PCAOB reissues proposed standards for related party accounting

Reissued standards will help auditors differentiate between dubious transactions and legitimate mechanisms for financing or asset sales.  

The Public Company Accounting Oversight Board this week reissued proposed standards calling for greater auditor focus on related party transactions and significant financial relationships of executive officers with their employers, but left unanswered whether certain smaller companies will be exempted from the requirements.

The standards, originally proposed in February 2012, were reproposed at an open meeting of the PCAOB in Washington D.C. on May 7, along with amendments made in response to public comments the board had received. If adopted as amended, the standards would strengthen audit procedures for evaluating the identification, accounting, and disclosure by a client company of its relationships and transactions with related parties.

Related party transactions, and significant transactions that are outside the normal course of business, have contributed to many financial reporting frauds over the decades. The PCAOB’s reproposed standards address ‘a skein of financial reporting failures in this area that have resulted in significant investor losses as well as the loss of jobs at affected companies,’ according to a statement by PCAOB Chairman James R. Doty at the meeting.

One provision in the original proposal that elicited several negative public comments would also require the auditor to look at a company’s financial relationships and transactions with executive officers as part of its material misstatement risk assessment. While that requirement has been retained, the PCAOB clarified that auditors are not required ‘to make any determination regarding the reasonableness of, or any recommendations regarding, compensation arrangements,’ according to a statement from the Board.
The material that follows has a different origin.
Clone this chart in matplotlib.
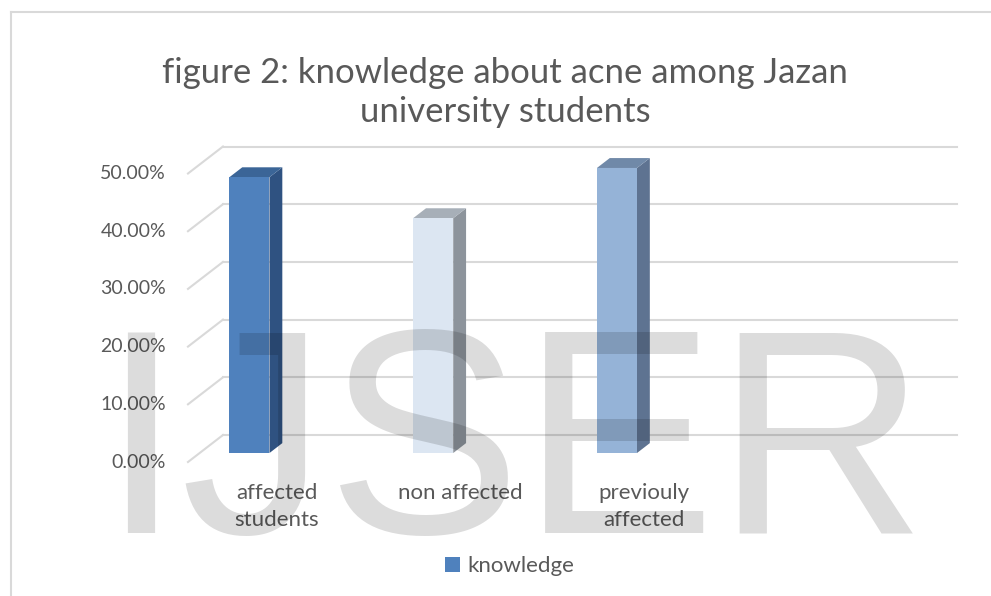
import matplotlib
matplotlib.use('Agg')
import matplotlib.pyplot as plt
from matplotlib.patches import Polygon, Patch
from matplotlib.lines import Line2D

# data
categories = ['affected\nstudents', 'non affected', 'previouly\naffected']
values = [47.8, 40.7, 49.4]   # percent
yticks = [0, 10, 20, 30, 40, 50]
series_name = 'knowledge'
title = 'figure 2: knowledge about acne among Jazan\nuniversity students'

front_colors = ['#4F81BD', '#DCE6F2', '#95B3D7']
side_colors = ['#2F5281', '#8D949C', '#5E7391']
top_colors = ['#3B6597', '#A7AFB8', '#7089A8']

text_col = '#595959'
grid_col = '#D9D9D9'
font = 'Lato'

# pseudo 3d layout (data units)
DX, DY = 0.1905, 4.68      # shift for full depth
D_FRONT, D_BACK = 0.333, 0.70
BAR_W = 0.218
WALL_L, WALL_R = -0.271, 3.722

fig = plt.figure(figsize=(9.91, 5.96), dpi=100)
ax = fig.add_axes([0, 0, 1, 1])
ax.set_xlim(-1.294, 4.099)
ax.set_ylim(-23.22, 80.07)
ax.axis('off')

# back wall grid + left side diagonals, tick labels
for t in yticks:
    ax.plot([WALL_L + DX, WALL_R + DX], [t + DY, t + DY], color=grid_col, lw=1.5, zorder=1)
    ax.plot([WALL_L, WALL_L + DX], [t, t + DY], color=grid_col, lw=1.5, zorder=1)
    ax.text(WALL_L - 0.12, t, '%.2f%%' % t, ha='right', va='center',
            fontsize=14, color=text_col, family=font)

# bars
for i, v in enumerate(values):
    xl, xr = i - BAR_W / 2, i + BAR_W / 2
    f0, f1 = D_FRONT, D_BACK
    front = [(xl + f0 * DX, f0 * DY), (xr + f0 * DX, f0 * DY),
             (xr + f0 * DX, v + f0 * DY), (xl + f0 * DX, v + f0 * DY)]
    side = [(xr + f0 * DX, f0 * DY), (xr + f1 * DX, f1 * DY),
            (xr + f1 * DX, v + f1 * DY), (xr + f0 * DX, v + f0 * DY)]
    top = [(xl + f0 * DX, v + f0 * DY), (xr + f0 * DX, v + f0 * DY),
           (xr + f1 * DX, v + f1 * DY), (xl + f1 * DX, v + f1 * DY)]
    ax.add_patch(Polygon(side, closed=True, fc=side_colors[i], ec='none', zorder=3))
    ax.add_patch(Polygon(top, closed=True, fc=top_colors[i], ec='none', zorder=3))
    ax.add_patch(Polygon(front, closed=True, fc=front_colors[i], ec='none', zorder=4))
    ax.text(i + 0.213, -3.7, categories[i], ha='center', va='top', fontsize=16,
            color=text_col, family=font, linespacing=1.4)

fig.text(0.51, 0.845, title, ha='center', va='center', fontsize=25,
         color=text_col, family=font, linespacing=1.25)

fig.legend(handles=[Patch(fc=front_colors[0], ec='none', label=series_name)],
           loc='center', bbox_to_anchor=(0.514, 0.05), frameon=False,
           handlelength=0.7, handleheight=0.7, handletextpad=0.3,
           prop={'family': font, 'size': 16}, labelcolor=text_col)

# chart border (cropped)
fig.add_artist(Line2D([11 / 991, 11 / 991], [0, 1 - 12 / 596], color=grid_col, lw=1.5))
fig.add_artist(Line2D([11 / 991, 1], [1 - 12 / 596, 1 - 12 / 596], color=grid_col, lw=1.5))

# watermark
fig.text(100 / 991, 1 - 533 / 596, 'IJSER', ha='left', va='baseline', fontsize=210,
         family='Liberation Sans', color='black', alpha=0.137, zorder=10)

fig.savefig('out.png', dpi=100)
The Society of Corporate Secretaries and Governance Professionals (SCSGP) had expressed concerns regarding the original proposal that the standards would cause auditors to increasingly become ‘enmeshed in the minutiae of a company’s daily transactions rather than remaining focused on the larger, macro-view of the company’s financial statements’, which would increase the cost of the audit.

Darla Stuckey, senior vice president for policy and advocacy at SCSGP, said they had not yet looked at the revised standards. ‘I’m sure we will comment. We’re looking at it and evaluating them.’

Concerns about the economic impact of implementing the proposed standards, particularly on smaller companies, remain unanswered. The JOBS Act, passed last year to reduce the regulatory and accounting burden on smaller companies going public, specifically exempted those companies defined as Emerging Growth Companies from new audit standards unless the SEC determines otherwise. The PCAOB, in releasing the proposal, specifically asked for public comment on the potential economic impact of the new standards on those emerging growth companies.

High profile cases of financial reporting fraud, such as at Enron and Tyco, were cited by the PCAOB when developing the standards. ‘The number and magnitude of these cases demonstrate that heightened auditor scrutiny is warranted, and the reproposed standard and amendments will focus auditors on providing a more consistent examination of these areas,’ Doty said in a statement released after the meeting.

Comments on the standards are due to the PCAOB by July 8, 2013. The standards currently proposed would go into effect for fiscal years beginning on or after Dec 15, 2013.